Dia 3 - CUIDAR
Cuidar:
tratar de, interessar-se por.
Sempre
achei que não seria a pessoa indicada para cuidar de velhos (não acho que
“velho” seja ofensivo e “idoso” elegante), e por isso sempre admirei quem o faz
com gosto e cuidado. Confesso, por muito feio que isto pareça, que nunca me
imaginei a mudar fraldas ou a dar comida à boca mesmo que dos meus se tratasse.
Há cerca de um ano a minha postura mudou. Percebi que o amor que sentimos pelas
pessoas se sobrepõe a todos os nossos receios ou reticências. Desde então que
sou visita assídua no lar, desde então que me culpo quando não posso ir, desde
então que deixei de lamentar as faculdades que ela perdeu e aprendi a valorizar
cada melhora que apresenta, os abraços lúcidos que me dá quando chego, a
preocupação de me desejar boa viagem ou de rezar para que eu tenha um bom
emprego. É por isso que não me doem os braços quando tenho quase de carregá-la
até ao carro para a levar ao médico.
Mudou-me
quando era miúda, cuidava de mim e ia enriquecendo a minha personalidade; e
agora, que ela é que parece uma miúda e me fez entender que ser velho é algo
tão normal e significativo como ser noutra qualquer fase da vida.
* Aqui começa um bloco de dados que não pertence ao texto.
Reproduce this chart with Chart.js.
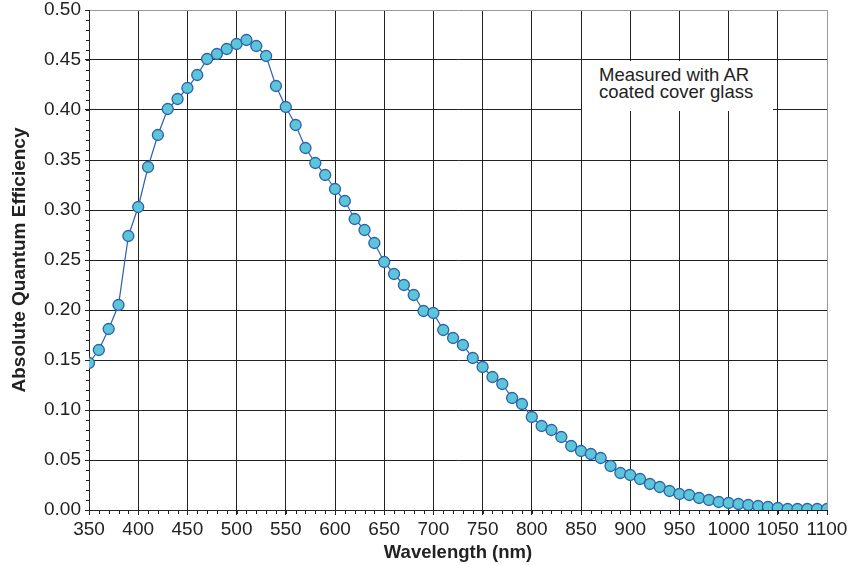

Já dou por
mim a dar beijinhos a outras velhinhas do lar que me confundem com as suas
netas ou com atletas da seleção e sou uma pessoa melhor por isso,
sei-o.
Há
mais velhos na minha vida e ainda bem. A minha bisavó é a velha para quem
muitas vezes não tenho paciência, diz inúmeras vezes a mesma coisa, reclama de
tudo, tem sempre mil doenças, frio, muito frio, depois calor. Fala das novelas
e dos reality shows como se a vida da humanidade
dependesse disso. Resmunga muito. Foi uma mulher e peras, conta muitas vezes.
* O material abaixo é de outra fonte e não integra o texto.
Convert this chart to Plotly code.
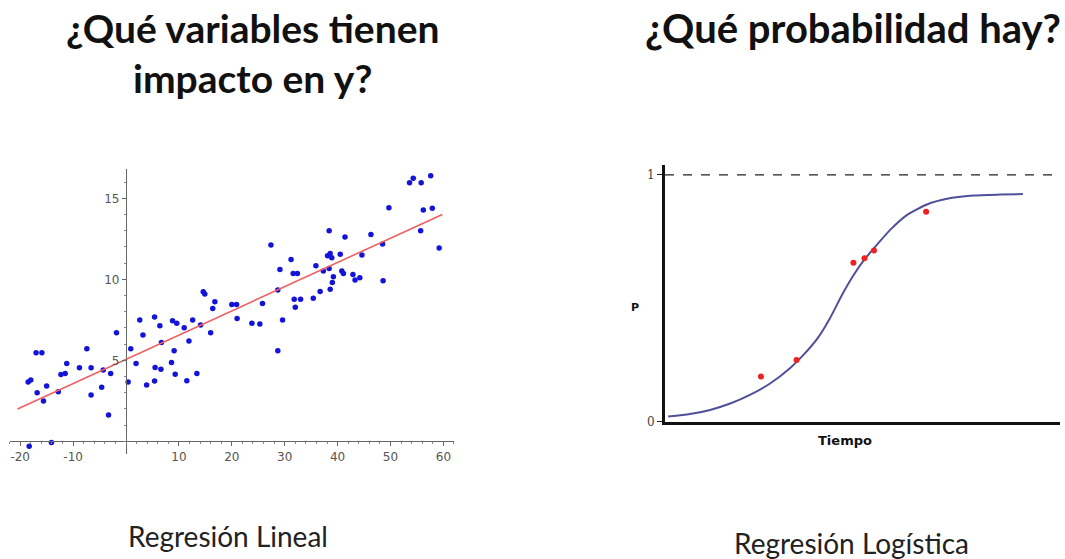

Trabalhou muito. Tem histórias mirabolantes mas nem sempre as conta.
Esta
semana quase regressava a Lisboa sem me despedir dela. Chamou-me, entrei. “Ó
nina, leva meia dúzia destas bolachas, são tão boas! Ora prova!”. Eu toda
apressada, sem tempo, disse-lhe que tinha a mala cheia, que não me cabia mais
nada. Então pegou num monte delas, embrulhou-as num guardanapo e disse “Leva-as
ao pé de ti, vais comendo pelo caminho”. Trouxe. E não é que o raio das
bolachas são mesmo boas? Fiquei a pensar no assunto e comovi-me.
Às
vezes, tudo o que as pessoas têm para nos dar são meia dúzia de bolachas.
Bolachas recheadas de amor e polvilhadas com carinho e preocupação. Nem sempre
vemos mais do que farinha e açúcar, talvez esse seja o nosso problema. Talvez
não saibamos ver para além do óbvio e talvez seja isso que nos falta. Está na
altura de aprender ler gestos e olhares. Hoje é dia de comer bolachas.